Plus there’s the satisfaction that comes from finding out privileged information. It used to feel great to use a card catalogue at the library to find the information that you were looking for. One thing that the Internet has created is the sense that information is at your fingertips, when it’s really only a very, very limited, specific, and slanted kind of information. Even though you might be able to enter Diego Luna’s name in your search field and get 7,942 hits, there’s so much information that’s not available about him. But you’re probably going to feel satisfied with having done just that minimal amount of research, you know? And it just seems worthwhile to me to remove myself from that process and encourage people to realize that there’s more to learning about what a record means or how it’s made than just giving you this weird, superficial, nuts-and-bolts information.

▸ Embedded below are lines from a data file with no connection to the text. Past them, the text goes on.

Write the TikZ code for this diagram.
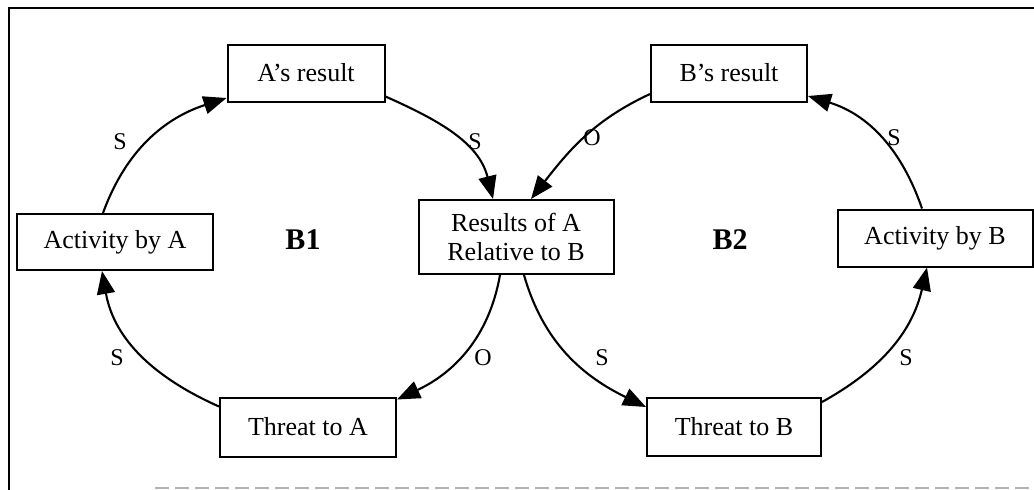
\documentclass[tikz,border=0pt]{standalone}
\usepackage{fontspec}
\setmainfont{Liberation Serif}
\usetikzlibrary{arrows.meta}
\begin{document}
\begin{tikzpicture}[x=1pt,y=1pt,
  box/.style={draw,line width=2pt,inner sep=0pt,align=center,
    font=\fontsize{26}{29}\selectfont},
  link/.style={line width=2.1pt,-{Triangle[length=23pt,width=18pt]}},
  pol/.style={font=\fontsize{24}{26}\selectfont},
  loopname/.style={font=\fontsize{30}{32}\selectfont\bfseries}]
\useasboundingbox (0,0) rectangle (1034,-490);
% frame
\draw[line width=1.8pt] (9,-490) -- (9,-8) -- (1034,-8);
\draw[gray!60,line width=1.8pt,dash pattern=on 14pt off 6pt] (155,-488) -- (1034,-488);

% variables
\node[box,minimum width=157pt,minimum height=57pt] (ares) at (306,-73) {A’s result};
\node[box,minimum width=156pt,minimum height=57pt] (bres) at (729,-73) {B’s result};
\node[box,minimum width=196pt,minimum height=56pt] (actA) at (115,-242) {Activity by A};
\node[box,minimum width=195pt,minimum height=57pt] (actB) at (935,-238) {Activity by B};
\node[box,minimum width=195pt,minimum height=74pt] (res) at (516,-237) {Results of A\\Relative to B};
\node[box,minimum width=176pt,minimum height=59pt] (thrA) at (308,-427) {Threat to A};
\node[box,minimum width=174pt,minimum height=58pt] (thrB) at (734,-427) {Threat to B};

% loop names
\node[loopname] (b1) at (303,-240) {B1};
\node[loopname] (b2) at (730,-240) {B2};

% loop B1
\draw[link] ([xshift=-12pt]actA.north) to[out=70,in=198] ([yshift=4.5pt]ares.south west);
\draw[link] ([yshift=6pt]ares.south east) to[out=-24,in=104] ([xshift=-23pt]res.north);
\draw[link] ([xshift=-16pt]res.south) to[out=-100,in=25] ([yshift=-3pt]thrA.north east);
\draw[link] ([yshift=-10pt]thrA.north west) to[out=156,in=-80] ([xshift=-13pt]actA.south);

% loop B2
\draw[link] ([yshift=8.5pt]bres.south west) to[out=205,in=52] ([xshift=15pt]res.north);
\draw[link] ([xshift=-13pt]actB.north) to[out=109,in=-17] ([yshift=6.5pt]bres.south east);
\draw[link] ([xshift=8pt]res.south) to[out=-74,in=154] ([yshift=-10pt]thrB.north west);
\draw[link] ([yshift=-5pt]thrB.north east) to[out=29,in=-103] ([xshift=-8pt]actB.south);

% link polarities
\node[pol] (p1) at (120,-142) {S};
\node[pol] (p2) at (475,-142) {S};
\node[pol] (p3) at (483,-358) {O};
\node[pol] (p4) at (117,-358) {S};
\node[pol] (p5) at (592,-138) {O};
\node[pol] (p6) at (894,-138) {S};
\node[pol] (p7) at (602,-358) {S};
\node[pol] (p8) at (906,-358) {S};
\end{tikzpicture}
\end{document}
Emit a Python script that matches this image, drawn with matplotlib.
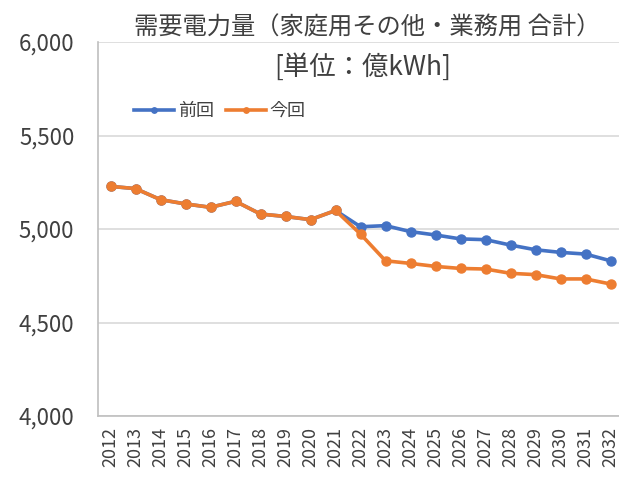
import numpy as np
import matplotlib
matplotlib.use("Agg")
import matplotlib.pyplot as plt

plt.rcParams['font.family'] = ['Noto Sans CJK JP', 'DejaVu Sans']

years = [str(y) for y in range(2012, 2033)]
prev = [5228, 5216, 5157, 5134, 5116, 5148, 5080, 5067, 5050, 5099,
        5012, 5018, 4986, 4968, 4947, 4943, 4914, 4889, 4875, 4866, 4830]
curr = [5228, 5216, 5157, 5134, 5116, 5148, 5080, 5067, 5050, 5099,
        4973, 4830, 4816, 4800, 4789, 4786, 4763, 4756, 4733, 4733, 4706]
yticks = [4000, 4500, 5000, 5500, 6000]

W, H = 619, 482
fig = plt.figure(figsize=(W / 100, H / 100), dpi=100)
ax = fig.add_axes([98 / W, 1 - 416 / H, (623 - 98) / W, (416 - 42) / H])

x = np.arange(len(years))
ax.plot(x, prev, color="#4472C4", lw=2.6, marker="o", ms=6.5, label="前回")
ax.plot(x, curr, color="#ED7D31", lw=2.6, marker="o", ms=6.5, label="今回")

ax.set_xlim(-0.5, len(years) - 0.5)
ax.set_ylim(4000, 6000)
ax.set_yticks(yticks)
ax.set_yticklabels([f"{v:,}" for v in yticks])
ax.set_xticks(x)
ax.set_xticklabels(years, rotation=90)
ax.tick_params(axis='y', labelsize=16, colors="#404040", length=0, pad=17)
ax.tick_params(axis='x', labelsize=13, colors="#404040", length=0, pad=8)
ax.yaxis.grid(True, color="#D9D9D9", lw=1.2)
ax.set_axisbelow(True)
for s in ["top", "right"]:
    ax.spines[s].set_visible(False)
for s in ["left", "bottom"]:
    ax.spines[s].set_color("#BFBFBF")
    ax.spines[s].set_linewidth(1.2)

fig.text(367 / W, 1 - 28 / H, "需要電力量（家庭用その他・業務用 合計）",
         ha="center", va="center", fontsize=17.5, color="#404040")
fig.text(363 / W, 1 - 67 / H, "[単位：億kWh]",
         ha="center", va="center", fontsize=19, color="#404040")
ax.legend(loc="center left", bbox_to_anchor=(118 / W, 1 - 111 / H),
          bbox_transform=fig.transFigure, ncol=2, frameon=False,
          fontsize=13, handlelength=2.2, handletextpad=0.2, columnspacing=0.7,
          markerscale=0.6, labelcolor="#404040")

fig.savefig("out.png", dpi=100)
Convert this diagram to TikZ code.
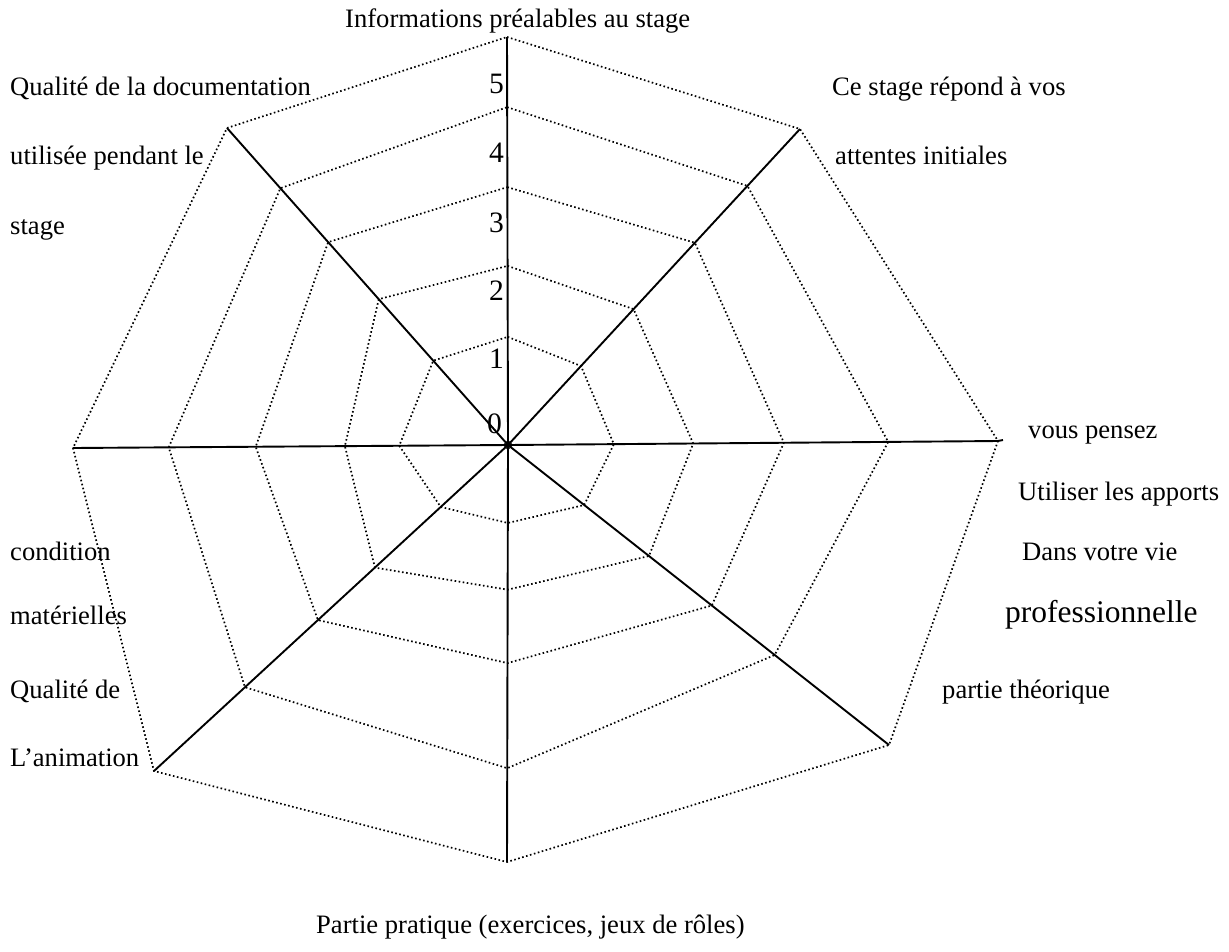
\documentclass[tikz,border=0pt]{standalone}
\usepackage{fontspec}
\setmainfont{Liberation Serif}
\usetikzlibrary{calc}
\begin{document}
\begin{tikzpicture}[x=1pt,y=-1pt,
  axisline/.style={line width=1.9pt},
  ringline/.style={line width=1.7pt, dash pattern=on 1.6pt off 2.5pt},
  lbl/.style={anchor=west, inner sep=0pt, font=\fontsize{26.6}{30}\selectfont, text height=0.68em, text depth=0pt},
  biglbl/.style={lbl, font=\fontsize{31.5}{36}\selectfont},
  tick/.style={anchor=east, inner sep=0pt, font=\fontsize{29.6}{34}\selectfont, text height=0.676em, text depth=0pt}]
\useasboundingbox (0,0) rectangle (1229,951);

% centre and ends of the eight axes
\coordinate (c) at (508,445);
\coordinate (eT) at (507,37);
\coordinate (eUR) at (800,129);
\coordinate (eR) at (998,441);
\coordinate (eLR) at (889,745);
\coordinate (eB) at (507,862);
\coordinate (eLL) at (154,771);
\coordinate (eL) at (73,448);
\coordinate (eUL) at (227,128);

% ring vertices 1..4 on every axis
\foreach \ax/\a/\b/\cc/\d in {T/.265/.439/.632/.828, UR/.25/.43/.64/.82,
    R/.216/.378/.563/.776, LR/.20/.37/.535/.70, B/.187/.347/.523/.775,
    LL/.19/.376/.537/.743, L/.25/.375/.58/.78, UL/.266/.46/.64/.81}{
  \coordinate (\ax1) at ($(c)!\a!(e\ax)$);
  \coordinate (\ax2) at ($(c)!\b!(e\ax)$);
  \coordinate (\ax3) at ($(c)!\cc!(e\ax)$);
  \coordinate (\ax4) at ($(c)!\d!(e\ax)$);
  \coordinate (\ax0) at ($(c)!4.5pt!(e\ax)$);
}

% dotted rings
\foreach \k in {1,...,4}
  \draw[ringline] (T\k) -- (UR\k) -- (R\k) -- (LR\k) -- (B\k) -- (LL\k) -- (L\k) -- (UL\k) -- cycle;
\draw[ringline] (eT) -- (eUR) -- (eR) -- (eLR) -- (eB) -- (eLL) -- (eL) -- (eUL) -- cycle;
\draw[line width=1pt] (T0) -- (R0) -- (B0) -- (L0) -- cycle;

% axes
\foreach \ax in {T,UR,R,LR,B,LL,L,UL}
  \draw[axisline] (c) -- (e\ax);
\coordinate (eRx) at (1003,440);
\draw[axisline] (eR) -- (eRx);

% scale
\node[tick] (s5) at (504,90) {5};
\node[tick] (s4) at (504,159) {4};
\node[tick] (s3) at (504,229) {3};
\node[tick] (s2) at (504,297) {2};
\node[tick] (s1) at (504,365) {1};
\node[tick] (s0) at (502,430) {0};

% axis captions
\node[lbl] (t1) at (345,24) {Informations préalables au stage};
\node[lbl] (ul1) at (10,92) {Qualité de la documentation};
\node[lbl] (ul2) at (10,161) {utilisée pendant le};
\node[lbl] (ul3) at (10,231) {stage};
\node[lbl] (ur1) at (832,92) {Ce stage répond à vos};
\node[lbl] (ur2) at (835,161) {attentes initiales};
\node[lbl] (r1) at (1028,435) {vous pensez};
\node[lbl] (r2) at (1018,497) {Utiliser les apports};
\node[lbl] (r3) at (1022,557) {Dans votre vie};
\node[biglbl] (r4) at (1005,619) {professionnelle};
\node[lbl] (l1) at (10,557) {condition};
\node[lbl] (l2) at (10,621) {matérielles};
\node[lbl] (lr1) at (942,695) {partie théorique};
\node[lbl] (ll1) at (10,695) {Qualité de};
\node[lbl] (ll2) at (10,763) {L’animation};
\node[lbl] (b1) at (316,930) {Partie pratique (exercices, jeux de rôles)};
\end{tikzpicture}
\end{document}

AVC: What if, for example, in reading an interview with Gus Van Sant you learn that he shot part of Milk in the exact location of Harvey Milk’s original camera shop? Couldn’t that help enhance the viewing experience?

WO: It depends. Again, when you leave the theater after watching a movie like Milk, there should be a lot going on inside you. And if the first thing that you do is sit down and get that weird little facsimile of an important piece of information, some part of you is going to be satisfied—quieted—by that weird little bit of insider knowledge. And what a terrible place for your satisfaction to lie, when it should or could lie in something, I don’t know, that might benefit somebody else, or might benefit you tomorrow, rather than just in this five minutes today when you feel like “Oh, that was the real camera shop. Neat.” I mean that’s the kind of thing that could be neat to know in five years, if you work in film or you work in progressive civil rights for homosexuals, and in casual conversation someone says, “Oh yeah, in the movie Milk, that was actually Harvey Milk’s camera shop.” That’s when it’s a valid piece of information. But not when it’s just in a magazine article or on an IMDB page.